Kendrick Lamar isn’t the only artist who has songs that make more sense in the concept of a full album. Eminem’s “We Made You” initially just plays as another one of his seemingly obligatory pop singles. But on the divisive Relapse album, it comes right after “Same Song And Dance,” a record that sees a drug-addled Em kidnapping and raping women. The morbid chorus has Eminem repeating, “sing that song, it’s the last song you’ll ever get the chance to sing.” On “We Made You,” which comes right after, a woman is singing. The placement within the album gives the song a completely different feel.

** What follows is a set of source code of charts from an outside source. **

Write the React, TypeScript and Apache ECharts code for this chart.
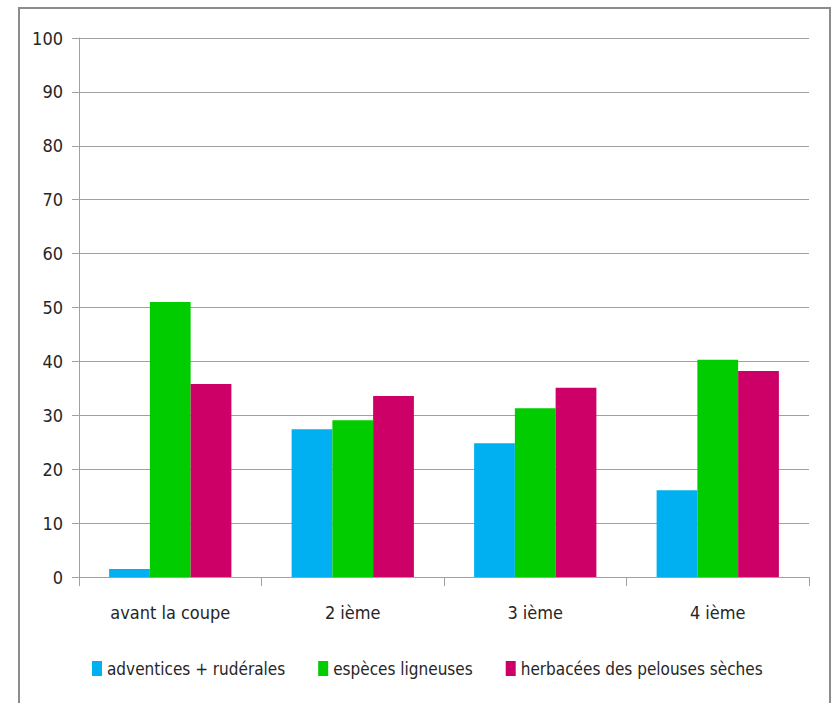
import React, { useEffect, useRef } from "react";
import * as echarts from "echarts";

const categories = ["avant la coupe", "2 ième", "3 ième", "4 ième"];
const seriesNames = ["adventices + rudérales", "espèces ligneuses", "herbacées des pelouses sèches"];
const adventices = [1.5, 27.4, 24.8, 16.1];
const ligneuses = [51, 29.1, 31.3, 40.3];
const herbacees = [35.8, 33.6, 35.1, 38.2];
const colors = ["#00B0F0", "#00CC00", "#CC0066"];

const FONT = "'DejaVu Sans Condensed', 'Liberation Sans Narrow', sans-serif";

export default function App() {
  const ref = useRef<HTMLDivElement>(null);
  useEffect(() => {
    document.body.style.margin = "0";
    const chart = echarts.init(ref.current!, null, { renderer: "svg" });
    const data = [adventices, ligneuses, herbacees];
    chart.setOption({
      animation: false,
      backgroundColor: "#ffffff",
      textStyle: { fontFamily: FONT },
      graphic: [
        {
          type: "rect",
          shape: { x: 19, y: 8, width: 811, height: 720 },
          style: { fill: "none", stroke: "#8c8c8c", lineWidth: 2 },
          silent: true,
        },
      ],
      grid: { left: 79, right: 22, top: 38, bottom: 126 },
      legend: {
        left: 92,
        top: 660,
        padding: 0,
        itemWidth: 10,
        itemHeight: 15,
        itemGap: 33,
        icon: "rect",
        textStyle: { fontSize: 17, color: "#262626", fontFamily: FONT, padding: [0, 0, 0, 0] },
        data: seriesNames,
      },
      xAxis: {
        type: "category",
        data: categories,
        axisLine: { lineStyle: { color: "#a0a0a0", width: 1 } },
        axisTick: { show: true, length: 9, lineStyle: { color: "#a0a0a0" } },
        axisLabel: { fontSize: 18, color: "#262626", margin: 26, fontFamily: FONT },
      },
      yAxis: {
        type: "value",
        min: 0,
        max: 100,
        interval: 10,
        axisLine: { show: true, lineStyle: { color: "#a0a0a0", width: 1 } },
        axisTick: { show: true, length: 7, lineStyle: { color: "#a0a0a0" } },
        axisLabel: { fontSize: 18, color: "#262626", margin: 16, fontFamily: FONT },
        splitLine: { lineStyle: { color: "#a0a0a0", width: 1 } },
      },
      series: seriesNames.map((name, i) => ({
        name,
        type: "bar",
        data: data[i],
        barGap: "0%",
        barCategoryGap: "33%",
        itemStyle: { color: colors[i] },
      })),
    });
    return () => chart.dispose();
  }, []);
  return <div ref={ref} style={{ width: 831, height: 703, position: "absolute", left: 0, top: 0 }} />;
}
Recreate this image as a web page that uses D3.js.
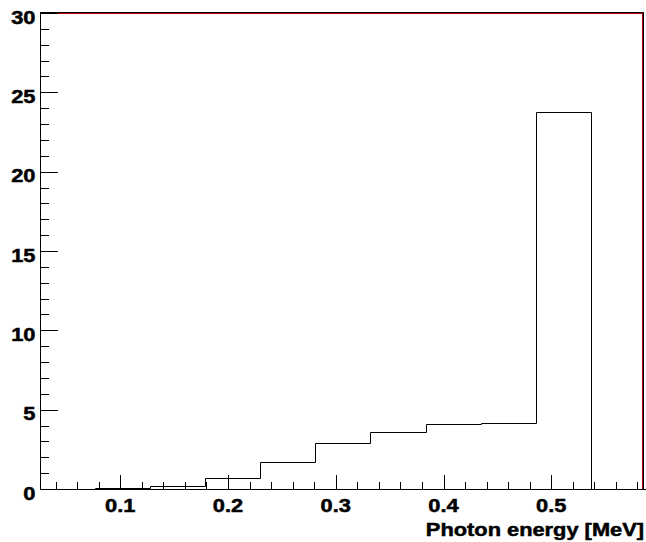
<!DOCTYPE html>
<html lang="en">
<head>
  <meta charset="UTF-8">
  <title>Photon energy</title>
  <script src="https://d3js.org/d3.v7.min.js"></script>
  <style>
    body { margin: 0; background: #fff; }
    .lbl { font-family: "Liberation Sans", Arial, sans-serif; font-weight: bold; font-size: 18.5px;
           fill: #000; stroke: #000; stroke-width: 0.5px; }
  </style>
</head>
<body>
  <svg id="chart" width="646" height="542"></svg>
  <script>
    // histogram bins (MeV) and counts
    const binLow = [0.0256, 0.0767, 0.1278, 0.1789, 0.2300, 0.2811, 0.3322, 0.3833, 0.4344, 0.4855, 0.5366];
    const binWidth = 0.0511;
    const counts = [0.0, 0.08, 0.19, 0.69, 1.68, 2.88, 3.57, 4.12, 4.14, 23.76, 0.0];
    const xTicks = [0.1, 0.2, 0.3, 0.4, 0.5];
    const yTicks = [0, 5, 10, 15, 20, 25, 30];

    const padL = 40, padR = 642, padT = 13, padB = 489;
    const stretch = 1.18; // labels are drawn a bit wider than the font
    const svg = d3.select("#chart");

    const x = d3.scaleLinear().domain([0.0255, 0.5842]).range([padL, padR]);
    const y = d3.scaleLinear().domain([0, 30]).range([padB, padT]);

    function label(px, py, anchor, txt) {
      return svg.append("text").attr("class", "lbl")
        .attr("transform", `translate(${px},${py}) scale(${stretch},1)`)
        .attr("text-anchor", anchor).text(txt);
    }

    // frame (red) with black edge
    svg.append("rect")
      .attr("x", padL + 0.5).attr("y", padT + 0.5)
      .attr("width", padR - padL).attr("height", padB - padT)
      .attr("fill", "none").attr("stroke", "#c00000").attr("stroke-width", 1);
    svg.append("line").attr("x1", padL).attr("x2", padR + 1)
      .attr("y1", padT - 0.5).attr("y2", padT - 0.5).attr("stroke", "#000");
    svg.append("line").attr("x1", padR + 1.5).attr("x2", padR + 1.5)
      .attr("y1", padT - 1).attr("y2", padB + 1).attr("stroke", "#000");

    // histogram outline
    const pts = [[x(binLow[0]), y(0)]];
    counts.forEach((c, i) => {
      pts.push([x(binLow[i]), y(c)]);
      pts.push([x(binLow[i] + binWidth), y(c)]);
    });
    pts.push([x(binLow[binLow.length - 1] + binWidth), y(0)]);
    svg.append("path")
      .attr("d", d3.line()(pts.map(p => [Math.round(p[0]) + 0.5, Math.round(p[1]) + 0.5])))
      .attr("fill", "none").attr("stroke", "#000").attr("stroke-width", 1);

    // x axis
    svg.append("line").attr("x1", padL).attr("x2", padR + 1)
      .attr("y1", padB + 0.5).attr("y2", padB + 0.5).attr("stroke", "#000");
    const xMinor = d3.range(0.04, 0.585, 0.02).filter(v => x(v) <= padR);
    svg.selectAll(".xminor").data(xMinor).enter().append("line")
      .attr("x1", d => Math.round(x(d)) + 0.5).attr("x2", d => Math.round(x(d)) + 0.5)
      .attr("y1", padB).attr("y2", d => {
        const major = xTicks.some(t => Math.abs(t - d) < 1e-6);
        return padB - (major ? 14 : 7);
      })
      .attr("stroke", "#000");
    xTicks.forEach(t => label(x(t), 512, "middle", d3.format(".1f")(t)));
    label(644, 535.5, "end", "Photon energy [MeV]");

    // y axis
    svg.append("line").attr("x1", padL + 0.5).attr("x2", padL + 0.5)
      .attr("y1", padT).attr("y2", padB + 1).attr("stroke", "#000");
    svg.selectAll(".ytick").data(d3.range(0, 31)).enter().append("line")
      .attr("x1", padL).attr("x2", d => padL + (d % 5 === 0 ? 18 : 9))
      .attr("y1", d => Math.round(y(d)) + 0.5).attr("y2", d => Math.round(y(d)) + 0.5)
      .attr("stroke", "#000");
    yTicks.forEach(t => label(35.5, y(t) + 10.5, "end", t));
  </script>
</body>
</html>
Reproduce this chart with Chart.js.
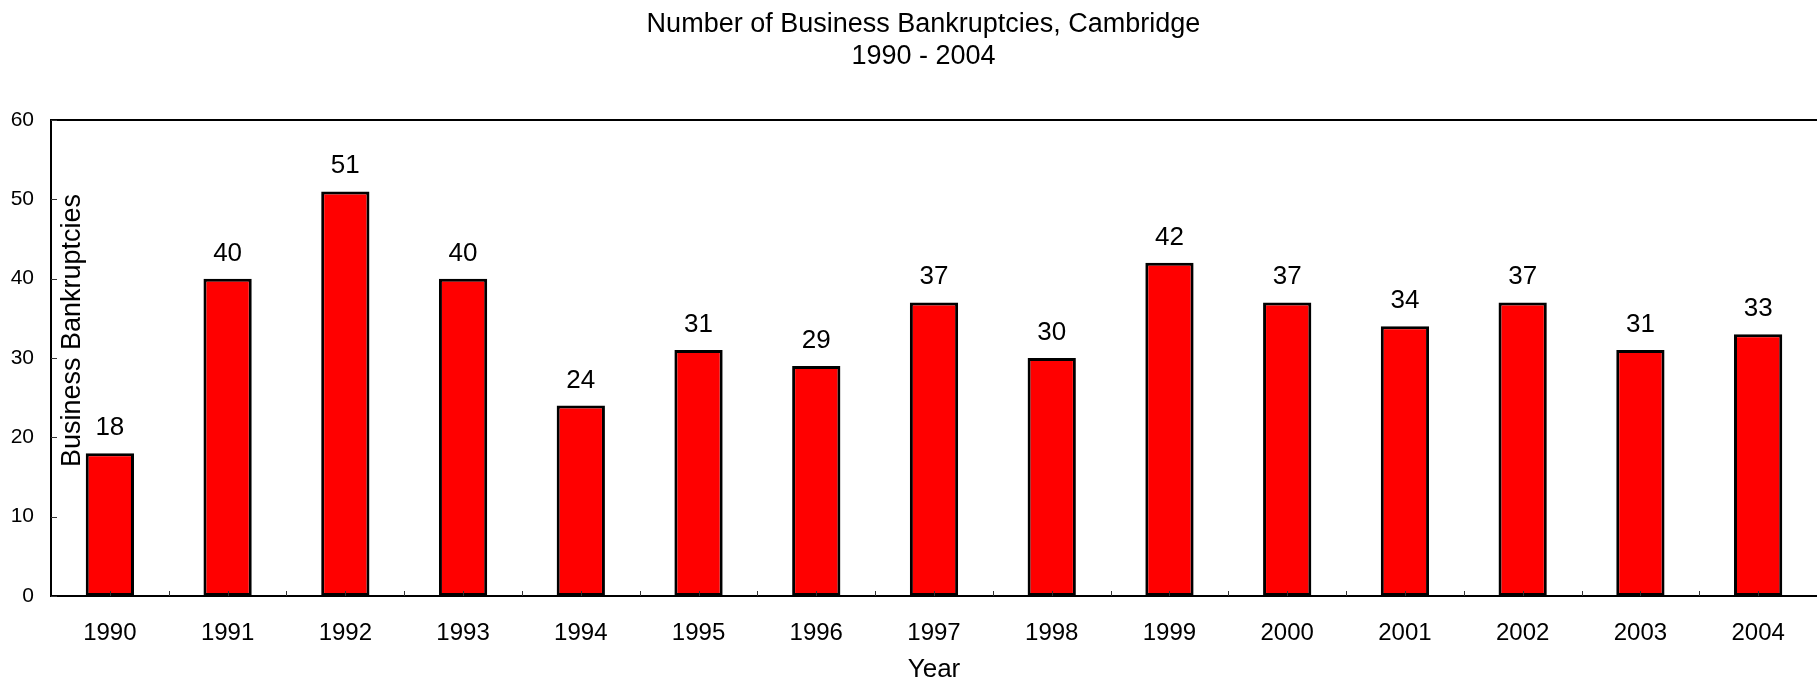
<!DOCTYPE html>
<html>
<head>
<meta charset="utf-8">
<script src="https://cdn.jsdelivr.net/npm/chart.js@4.4.1/dist/chart.umd.min.js"></script>
<style>
  html, body { margin: 0; padding: 0; background: #fff; }
  #wrap { width: 1817px; height: 683px; }
</style>
</head>
<body>
<div id="wrap"><canvas id="bankChart"></canvas></div>
<script>
let years = ["1990", "1991", "1992", "1993", "1994", "1995", "1996", "1997", "1998", "1999", "2000", "2001", "2002", "2003", "2004"];
let bankruptcies = [18, 40, 51, 40, 24, 31, 29, 37, 30, 42, 37, 34, 37, 31, 33];
let titleLines = ["Number of Business Bankruptcies, Cambridge", "1990 - 2004"];
let yTitle = "Business Bankruptcies";
let xTitle = "Year";

const FONT = "Arial, 'Liberation Sans', sans-serif";

// frame, inward tick marks, rotated y title and value labels
const extras = {
    id: "extras",
    afterLayout(chart) {
        // title in the original sits a bit right of the canvas centre
        if (chart.titleBlock) chart.titleBlock.left += 30;
    },
    afterDatasetsDraw(chart) {
        const ctx = chart.ctx;
        const area = chart.chartArea;
        const xs = chart.scales.x;
        const ys = chart.scales.y;
        ctx.save();

        // top border
        ctx.strokeStyle = "#000";
        ctx.lineWidth = 2;
        ctx.beginPath();
        ctx.moveTo(area.left, area.top);
        ctx.lineTo(area.right, area.top);
        ctx.stroke();

        // y ticks pointing in
        ctx.strokeStyle = "#333";
        ctx.lineWidth = 1;
        ys.ticks.forEach(t => {
            const y = Math.round(ys.getPixelForValue(t.value)) + 0.5;
            ctx.beginPath();
            ctx.moveTo(area.left, y);
            ctx.lineTo(area.left + 6, y);
            ctx.stroke();
        });

        // x ticks at centers and boundaries
        const half = (area.right - area.left) / years.length / 2;
        years.forEach((yr, i) => {
            const cx = xs.getPixelForValue(i);
            [cx, cx + half].forEach(px => {
                const x = Math.round(px) + 0.5;
                ctx.beginPath();
                ctx.moveTo(x, area.bottom);
                ctx.lineTo(x, area.bottom - 5);
                ctx.stroke();
            });
        });

        // value labels
        ctx.fillStyle = "#000";
        ctx.font = "26px " + FONT;
        ctx.textAlign = "center";
        ctx.textBaseline = "alphabetic";
        chart.getDatasetMeta(0).data.forEach((bar, i) => {
            ctx.fillText(String(bankruptcies[i]), bar.x, bar.y - 18);
        });

        // y axis title, sits inside the plot
        ctx.translate(72.5, 330.5);
        ctx.rotate(-Math.PI / 2);
        ctx.font = "27px " + FONT;
        ctx.textBaseline = "middle";
        ctx.fillText(yTitle, 0, 0);

        ctx.restore();
    }
};

let ctx = document.getElementById("bankChart").getContext("2d");

let chart = new Chart(ctx, {
    type: "bar",
    data: {
        labels: years,
        datasets: [{
            data: bankruptcies,
            backgroundColor: "#ff0000",
            borderColor: "#000000",
            borderWidth: 3,
            borderSkipped: false,
            categoryPercentage: 1,
            barPercentage: 0.41
        }]
    },
    options: {
        responsive: true,
        maintainAspectRatio: false,
        animation: false,
        layout: { padding: { top: 0, left: 0, right: 0, bottom: 0 } },
        plugins: {
            legend: { display: false },
            tooltip: { enabled: false },
            title: {
                display: true,
                text: titleLines,
                color: "#000",
                font: { family: FONT, size: 27, weight: "normal", lineHeight: 1.17 },
                padding: { top: 9, bottom: 47.8 }
            }
        },
        scales: {
            x: {
                offset: true,
                grid: { display: false, drawTicks: false },
                border: { display: true, color: "#000", width: 2 },
                ticks: {
                    color: "#000",
                    font: { family: FONT, size: 24, lineHeight: 1.2 },
                    padding: 23,
                    maxRotation: 0,
                    autoSkip: false
                },
                title: {
                    display: true,
                    text: xTitle,
                    color: "#000",
                    font: { family: FONT, size: 26, lineHeight: 1 },
                    padding: { top: 0, bottom: 0 }
                },
                afterFit(scale) { scale.height = 87; }
            },
            y: {
                min: 0,
                max: 60,
                grid: { display: false, drawTicks: false },
                border: { display: true, color: "#000", width: 2 },
                ticks: {
                    stepSize: 10,
                    color: "#000",
                    font: { family: FONT, size: 21 },
                    padding: 17
                },
                afterFit(scale) { scale.width = 51; }
            }
        }
    },
    plugins: [extras]
});
</script>
</body>
</html>
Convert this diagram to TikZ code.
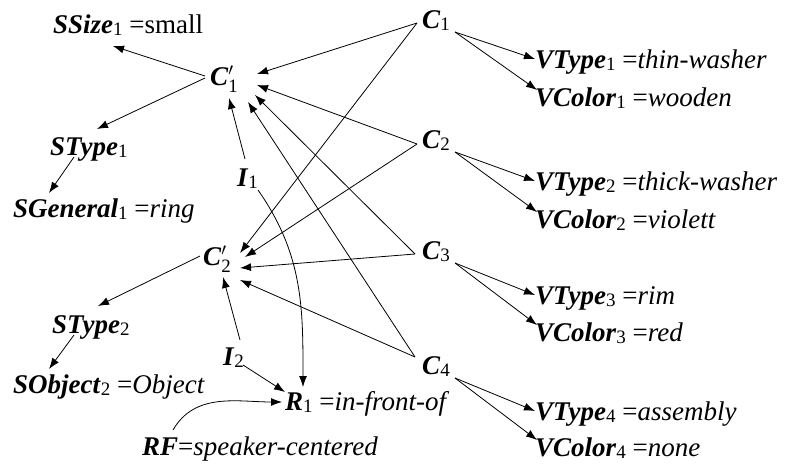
\documentclass[tikz,border=0pt]{standalone}
\usepackage{amsmath}
\usepackage{fontspec}
\setmainfont{Liberation Serif}
\usetikzlibrary{arrows.meta}

% bold italic name with a small upright index
\newcommand{\nm}[2]{\textbf{\textit{#1}}\raisebox{-2pt}{\fontsize{19}{19}\selectfont #2}}
\newcommand{\cpr}[1]{\textbf{\textit{C}}$'_{\text{#1}}$}

\tikzset{
	lbl/.style={anchor=base west,inner sep=0pt,font=\fontsize{27}{32}\selectfont},
	arr/.style={-{Latex[length=11pt,width=8pt]},line width=0.8pt},
}

\begin{document}
\begin{tikzpicture}[x=1pt,y=-1pt]
	\useasboundingbox (0,0) rectangle (791,463);
	%LEFT COLUMN
	\node[lbl] (ssize1) at (53,33) {\nm{SSize}{1} =small};
	\node[lbl] (cp1) at (210,85) {\cpr{1}};
	\node[lbl] (stype1) at (50,155) {\nm{SType}{1}};
	\node[lbl] (sgen1) at (13,217) {\nm{SGeneral}{1} =\textit{ring}};
	\node[lbl] (i1) at (237,186) {\nm{I}{1}};
	%
	\node[lbl] (cp2) at (203,265) {\cpr{2}};
	\node[lbl] (stype2) at (52,333) {\nm{SType}{2}};
	\node[lbl] (sobj2) at (13,393) {\nm{SObject}{2} =\textit{Object}};
	\node[lbl] (i2) at (223,365) {\nm{I}{2}};
	\node[lbl] (r1) at (285,410) {\nm{R}{1} =\textit{in-front-of}};
	\node[lbl] (rf) at (142,455) {\textbf{\textit{RF}}=\textit{speaker-centered}};

	%C NODES AND THEIR VALUES
	\foreach \i/\yc/\yt/\yv/\ty/\co in {1/28/68/106/thin-washer/wooden,
		2/148/190/228/thick-washer/violett, 3/259/304/341/rim/red, 4/374/420/456/assembly/none}{
		\node[lbl] (c\i) at (422,\yc) {\nm{C}{\i}};
		\node[lbl] (vt\i) at (535,\yt) {\nm{VType}{\i} =\textit{\ty}};
		\node[lbl] (vc\i) at (535,\yv) {\nm{VColor}{\i} =\textit{\co}};
		\draw[arr] ([shift={(33,4)}]c\i.base west) -- ([shift={(0,-9)}]vt\i.base west);
		\draw[arr] ([shift={(33,4)}]c\i.base west) -- ([shift={(2,-16)}]vc\i.base west);
	}

	%C TO C'
	\foreach \i/\sx/\sy/\ax/\ay/\bx/\by in {1/-5/-5/47/-11/37/-12, 2/-5/-4/47/0/42/-8,
		3/-7/-5/45/10/37/3, 4/-7/-17/38/17/37/15}{
		\draw[arr] ([shift={(\sx,\sy)}]c\i.base west) -- ([shift={(\ax,\ay)}]cp1.base west);
		\draw[arr] ([shift={(\sx,\sy)}]c\i.base west) -- ([shift={(\bx,\by)}]cp2.base west);
	}

	%C' TO S
	\draw[arr] ([shift={(-5,-9)}]cp1.base west) -- ([shift={(60,13)}]ssize1.base west);
	\draw[arr] ([shift={(-5,-7)}]cp1.base west) -- ([shift={(47,-26)}]stype1.base west);
	\draw[arr] ([shift={(24,2)}]stype1.base west) -- ([shift={(36,-24)}]sgen1.base west);
	\draw[arr] ([shift={(-3,-9)}]cp2.base west) -- ([shift={(46,-27)}]stype2.base west);
	\draw[arr] ([shift={(22,2)}]stype2.base west) -- ([shift={(36,-24)}]sobj2.base west);

	%I AND R
	\draw[arr] ([shift={(8,-27)}]i1.base west) -- ([shift={(19,13)}]cp1.base west);
	\draw[arr] ([shift={(17,-25)}]i2.base west) -- ([shift={(20,12)}]cp2.base west);
	\draw[arr] ([shift={(20,0)}]i2.base west) -- ([shift={(0,-18)}]r1.base west);
	\draw[arr] ([shift={(21,4)}]i1.base west) to[out=-55,in=90] ([shift={(18,-23)}]r1.base west);
	\draw[arr] ([shift={(31,-25)}]rf.base west) to[out=60,in=180] ([shift={(-3,-8)}]r1.base west);
\end{tikzpicture}
\end{document}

It also goes the other way around–most people who appreciate the full album art form can name a situation where a song’s context within an album hurts it. It often comes in the form of a single that goes for radio but doesn’t fit into the album’s theme or narrative. “Studio,” a song from fellow TDE star Schoolboy Q’s Oxymoron, comes to mind. “Jigga My Nigga” would be fine on another album, but its lack of cohesion with The Blueprint’s soul samples from Kanye West, Just Blaze and Bink! makes it blemish on a classic.

Kendrick Lamar has already shown a strong ability to fit puzzle pieces together. Section.80 and good kid, m.A.A.d city are both highly conceptual albums, where each song is part of a bigger picture. Since Kendrick’s albums take a macro approach, fans wanting to withhold judgment before hearing a song in context is perfectly reasonable. If Weinstein believes the song is weak regardless and that the concept can’t redeem it, that’s acceptable. But invalidating the idea of album context enhancing song quality altogether is to discredit what Kendrick, and other artists, have been able to do in the past.